Redefining The Social Contract With Our Lawmakers
Becky E. Hites
March 16, 2020
When did it become acceptable to constituents for their lawmakers to abandon all of their assurances (promises) during their campaigns once they arrive in Washington, DC?
Or even worse than that, when did it become ok for our candidates to take the job in Washington as our Representatives, move to DC and literally get nothing passed into law, for decades?
To grandstand for the cameras and write proposed legislation that has zero support or chance to become law? Who remembers the song “I’m Just A Bill” from Saturday morning cartoons? It seems that some of our federal legislators could use a refresher on how the process works.
“I’m just a bill. Yes, I’m only a bill. And I’m sitting here on Capitol Hill. Well, it’s a long, long journey To the capital city. It’s a long, long wait While I’m sitting in committee, But I know I’ll be a law someday At least I hope and pray that I will, But today I am still just a bill. Boy: Gee, Bill, you certainly have a lot of patience and courage.
Bill: Well I got this far. When I started, I wasn’t even a bill, I was just an idea. Some folks back home decided they wanted a law passed, so they called their local Congressman and he said, “You’re right, there oughta be a law.” Then he sat down and wrote me out and introduced me to Congress. And I became a bill, and I’ll remain a bill until they decide to make me a law.
I’m just a bill. Yes I’m only a bill, And I got as far as Capitol Hill. Well, now I’m stuck in committee And I’ll sit here and wait While a few key Congressmen discuss and debate Whether they should let me be a law. How I hope and pray that they will, But today I am still just a bill. Boy: Listen to those congressmen arguing! Is all that discussion and debate about you?
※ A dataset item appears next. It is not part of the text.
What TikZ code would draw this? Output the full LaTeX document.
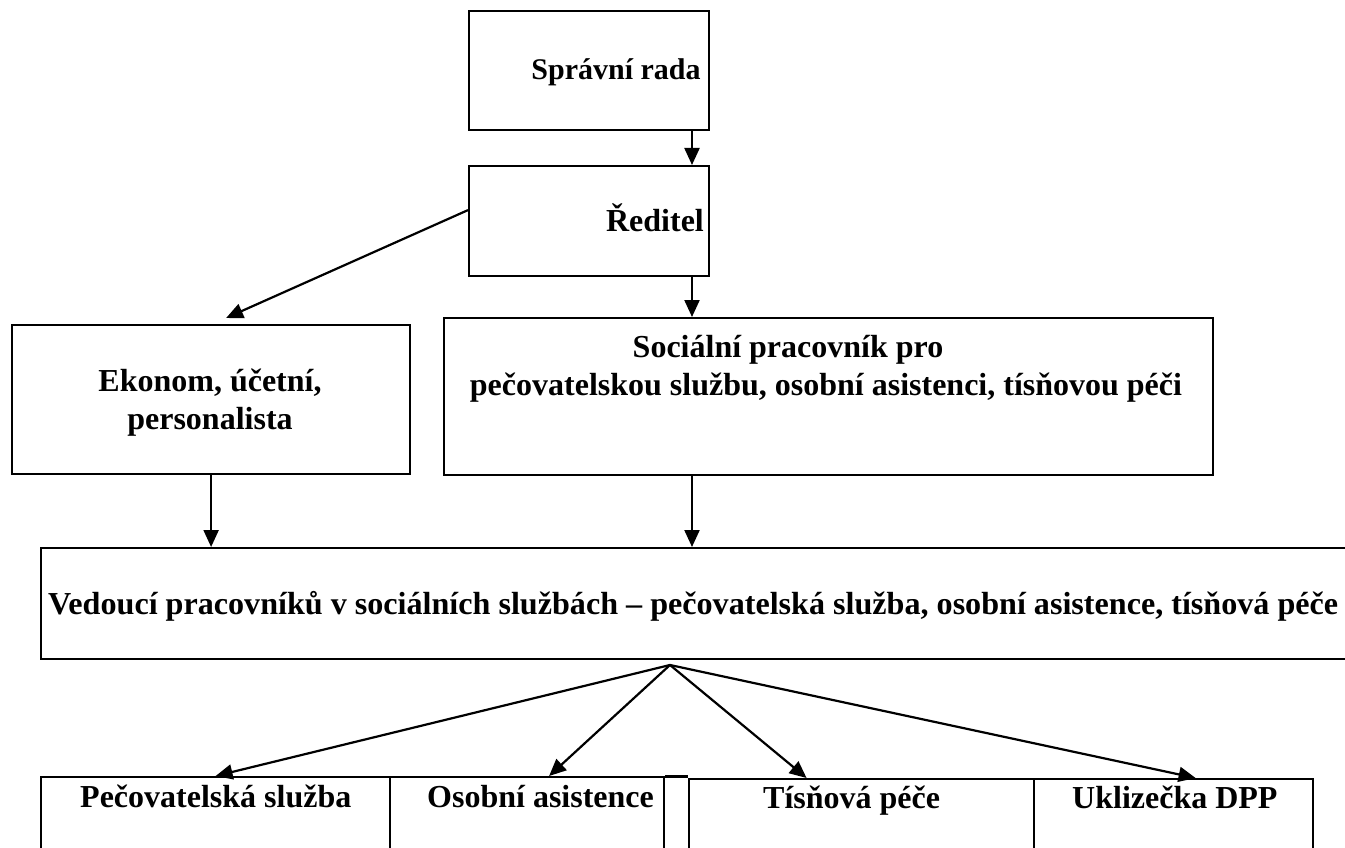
\documentclass[tikz,border=0pt]{standalone}
\usepackage{fontspec}
\setmainfont{Liberation Serif}
\usepackage{graphicx}
\usetikzlibrary{arrows.meta}
\begin{document}
\begin{tikzpicture}[x=1pt,y=-1pt,
  box/.style={draw,line width=2.2pt,inner sep=0pt,anchor=north west},
  lab/.style={inner sep=0pt,anchor=base,font=\fontsize{32}{38}\selectfont\bfseries},
  arr/.style={line width=2.2pt,-{Triangle[length=17pt,width=15pt]}}]
\useasboundingbox (0,0) rectangle (1345,848);
\clip (0,0) rectangle (1345,848);
% boxes
\node[box,minimum width=240pt,minimum height=119pt] (rada) at (468,10) {};
\node[box,minimum width=240pt,minimum height=110pt] (redit) at (468,165) {};
\node[box,minimum width=398pt,minimum height=149pt] (ekon) at (11,324) {};
\node[box,minimum width=769pt,minimum height=157pt] (soc) at (443,317) {};
\node[box,minimum width=1400pt,minimum height=111pt] (big) at (40,547) {};
\node[box,minimum width=349pt,minimum height=100pt] (pec) at (40,776) {};
\node[box,minimum width=274pt,minimum height=100pt] (oso) at (389,776) {};
\node[box,minimum width=345pt,minimum height=100pt] (tis) at (688,778) {};
\node[box,minimum width=279pt,minimum height=100pt] (ukl) at (1033,778) {};
% labels
\node[lab,font=\fontsize{30}{36}\selectfont\bfseries] (radat) at (616,80) {Správní rada};
\node[lab] (reditt) at (655,231) {Ředitel};
\node[lab] (ekont1) at (210,391) {Ekonom, účetní,};
\node[lab] (ekont2) at (210,429) {personalista};
\node[lab] (soct1) at (788,357) {Sociální pracovník pro};
\node[lab] (soct2) at (826,395) {pečovatelskou službu, osobní asistenci, tísňovou péči};
\node[lab,anchor=base west] (bigt) at (48,614) {\resizebox{1290pt}{\height}{Vedoucí pracovníků v sociálních službách – pečovatelská služba, osobní asistence, tísňová péče}};
\node[lab,anchor=base west] (pect) at (80,807) {Pečovatelská služba};
\node[lab,anchor=base west] (osot) at (427,807) {Osobní asistence};
\node[lab,anchor=base west] (tist) at (763,808) {Tísňová péče};
\node[lab,anchor=base west] (uklt) at (1072,808) {Uklizečka DPP};
% connectors
\coordinate (col) at (692,0);
\coordinate (fan) at (670,665);
\draw[arr] (rada.south -| col) -- (redit.north -| col);
\draw[arr] (redit.south -| col) -- (soc.north -| col);
\draw[arr] ([yshift=11pt]redit.west) -- ([xshift=15pt,yshift=6pt]ekon.north);
\draw[arr] (ekon.south) -- (big.north -| ekon.south);
\draw[arr] (soc.south -| col) -- (big.north -| col);
\draw[line width=3pt] (oso.north east) -- (tis.west |- oso.north east);
\draw[arr] (fan) -- (pec.north);
\draw[arr] (fan) -- ([xshift=22pt]oso.north);
\draw[arr] (fan) -- ([xshift=-55pt]tis.north);
\draw[arr] (fan) -- ([xshift=22pt]ukl.north);
\end{tikzpicture}
\end{document}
Bill: Yeah, I’m one of the lucky ones. Most bills never even get this far. I hope they decide to report on me favourably, otherwise I may die. Boy: Die?
Bill: Yeah, die in committee. Oooh, but it looks like I’m gonna live! Now I go to the House of Representatives, and they vote on me. Boy: If they vote yes, what happens?
Bill: Then I go to the Senate and the whole thing starts all over again. Boy: Oh no!
Bill: Oh yes! I’m just a bill Yes, I’m only a bill And if they vote for me on Capitol Hill Well, then I’m off to the White House Where I’ll wait in a line With a lot of other bills For the president to sign And if he signs me, then I’ll be a law. How I hope and pray that he will, But today I am still just a bill. Boy: You mean even if the whole Congress says you should be a law, the president can still say no?
Bill: Yes, that’s called a veto. If the President vetoes me, I have to go back to Congress and they vote on me again, and by that time you’re so old… Boy: By that time it’s very unlikely that you’ll become a law. It’s not easy to become a law, is it?
Bill: No! But how I hope and I pray that I will, But today I am still just a bill. Congressman: He signed you, Bill! Now you’re a law!
Bill: Oh yes!!!”
Unless you can build a consensus within your party and the House supporting your bill, and unless your party can build bi-partisan support in the Senate, and unless you have the support of the president, or a big enough majority of votes in the Congress to override a veto, just writing up an idea into a House Resolution is a waste of time and a completely fruitless exercise.
Just like the recent illegal impeachment process.
It may have satisfied the egos of the lawmakers in the House of Representatives who dislike the voters’ decision and election of the current president, but in the end, it was a political stunt that did nothing to improve the lives of the Nation’s citizens.
One of the unique things about President Trump is that he has fulfilled more campaign promises than any president in recent memory. He’s remained true to his word and worked against all odds to implement the policies that he said he would.